ONCE a week, the most important piece of paper to come across the MP’s desk is 'The Whip'. It’s a detailed list of the forthcoming business in the House for at least a week ahead, sometimes two.

“The business for the week commencing 23rd October 2017 will be:

Monday 23rd October

Deadline for tabling: Environment, Food and Rural Affairs, Church Commissioners & House of Commons Commission and Public Accounts Commission and Speaker’s Committee on the Electoral Commission

The House meets at 2.30pm for Defence Questions

Second Reading of the Automated and Electric Vehicles Bill (Whip in Charge: Andrew Stephenson)

There will be a 3-line whip at 9pm for 10pm.

Under each piece of business there appears either one line, occasionally two, and for important business three. Hence the 'three-line whip'. It means that we have to be there, and to support the Government, no excuses accepted.

We got the oddest ever instruction from the Whips last week with regard to an (anyhow unenforceable) Labour motion calling for the universally-liked Universal Credit system nonetheless to be delayed in its implementation. The note from the Chief Whip read: “Three-line Whip: Please abstain.” It’s the only time I have heard of a three-line whip to abstain.

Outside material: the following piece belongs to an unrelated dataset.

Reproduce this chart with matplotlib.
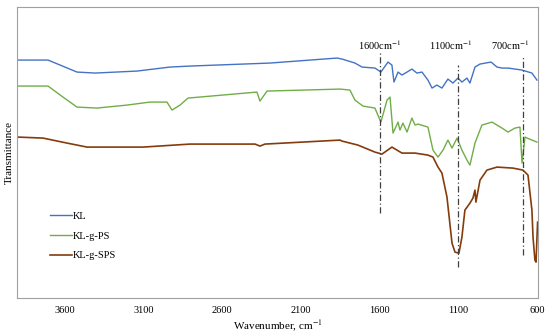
import matplotlib.pyplot as plt

# wavenumber (cm-1) and transmittance (arbitrary units, curves offset)
kl_wn = [3899, 3708, 3524, 3409, 3142, 2933, 2806, 2297, 1871, 1839, 1757, 1712, 1630,
         1592, 1547, 1522, 1509, 1483, 1458, 1426, 1395, 1363, 1331, 1293, 1267, 1236,
         1204, 1166, 1134, 1102, 1077, 1045, 1026, 994, 962, 892, 854, 822, 784, 695,
         632, 600]
kl_t = [238, 238, 226, 225, 227, 231, 232, 235, 240, 239, 235, 231, 230,
        226, 236, 233, 216, 226, 223, 226, 229, 225, 226, 218, 210, 213,
        210, 219, 215, 220, 216, 220, 215, 231, 234, 236, 231, 230, 230, 228,
        225, 218]

ps_wn = [3899, 3708, 3613, 3524, 3397, 3206, 3060, 2952, 2920, 2869, 2818, 2380, 2361,
         2316, 1852, 1789, 1757, 1706, 1630, 1592, 1553, 1534, 1515, 1483, 1471, 1452,
         1426, 1395, 1375, 1356, 1293, 1261, 1229, 1197, 1166, 1140, 1108, 1077, 1045,
         1026, 994, 950, 886, 822, 784, 740, 708, 695, 676, 632, 600]
ps_t = [212, 212, 201, 191, 190, 193, 196, 196, 188, 193, 200, 206, 197,
        207, 209, 208, 198, 192, 190, 176, 198, 201, 165, 176, 168, 175,
        166, 180, 173, 174, 171, 148, 141, 148, 158, 150, 160, 148, 138,
        133, 155, 173, 176, 170, 166, 170, 171, 135, 161, 158, 156]

sps_wn = [3899, 3740, 3587, 3460, 3104, 2806, 2392, 2361, 2329, 1852, 1839, 1738, 1630,
          1585, 1522, 1458, 1375, 1293, 1261, 1229, 1204, 1172, 1140, 1121, 1096, 1077,
          1058, 1026, 1007, 994, 988, 962, 918, 854, 753, 689, 657, 632, 625, 613,
          606, 596]
sps_t = [161, 160, 155, 151, 151, 154, 154, 152, 154, 158, 157, 153, 146,
         144, 151, 145, 145, 143, 141, 131, 125, 101, 55, 46, 45, 61,
         88, 95, 100, 108, 96, 118, 128, 131, 130, 128, 123, 88, 61, 38,
         36, 76]

peak_wn = [1600, 1105, 690]
peak_lo = [85, 31, 43]
peak_hi = [246, 233, 241]
peak_labels = ['1600cm$^{-1}$', '1100cm$^{-1}$', '700cm$^{-1}$']
peak_label_wn = [1600, 1147, 772]

xticks = [3600, 3100, 2600, 2100, 1600, 1100, 600]

plt.rcParams['font.family'] = ['Liberation Serif', 'DejaVu Serif']
plt.rcParams['mathtext.fontset'] = 'stix'

fig = plt.figure(figsize=(5.5, 3.35), dpi=100)
ax = fig.add_axes([0.031, 0.110, 0.947, 0.869])

ax.plot(kl_wn, kl_t, color='#4472C4', lw=1.0, label='KL')
ax.plot(ps_wn, ps_t, color='#70AD47', lw=1.0, label='KL-g-PS')
ax.plot(sps_wn, sps_t, color='#843C0C', lw=1.2, label='KL-g-SPS')

for w, lo, hi in zip(peak_wn, peak_lo, peak_hi):
    ax.plot([w, w], [lo, hi], color='#404040', lw=0.9, ls=(0, (5, 2, 1, 2)))
for w, lab in zip(peak_label_wn, peak_labels):
    ax.text(w, 253, lab, ha='center', va='center', fontsize=7.5)

ax.set_xlim(3905, 594)
ax.set_ylim(0, 291)
ax.set_xticks(xticks)
ax.set_yticks([])
ax.tick_params(axis='x', length=0, labelsize=7.5, pad=6)
ax.set_xlabel('Wavenumber, cm$^{-1}$', fontsize=8)
ax.xaxis.set_label_coords(0.5, -0.07)
ax.set_ylabel('Transmittance', fontsize=8, labelpad=2)
for s in ax.spines.values():
    s.set_color('#A0A0A0')
    s.set_linewidth(0.8)

ax.legend(frameon=False, loc='center left', bbox_to_anchor=(0.063, 0.213),
          borderpad=0, borderaxespad=0, handlelength=2.1, handletextpad=0.1,
          labelspacing=1.0, fontsize=7.5)

fig.savefig('out.png', dpi=100)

Current Parliamentary arithmetic means that every vote is on a knife-edge. Had we voted on this Labour motion, the Chancellor of the Exchequer would have been called back from Washington DC, the Prime Minister from Brussels, and doubtless other Ministers all over the place for the purely symbolic action of disagreeing with the Labour Party, and a handful of Tory rebels.

The bulk of the business of government is conducted in Whitehall rather than Westminster, and is subject to scrutiny by Parliament, but not to a vote. Separation of powers between Government and Parliament is a central principle of our constitution. So Parliamentary votes are often given a great deal too much importance. It is asking questions, and holding the Government to account in a variety of ways and means that really counts, rather than votes. The whipping system ensures that the Government secures whatever votes they want by virtue of their election to govern; opposition motions routinely are dismissed by the voting power of the governing party. Clever questions, pointed debates, crafty machinations in Commons and Lords truly give the Government a headache, which no three-line whip can alleviate.

And that, after all, is exactly what Parliament is there to do – to scrutinise the government rather than necessarily support it.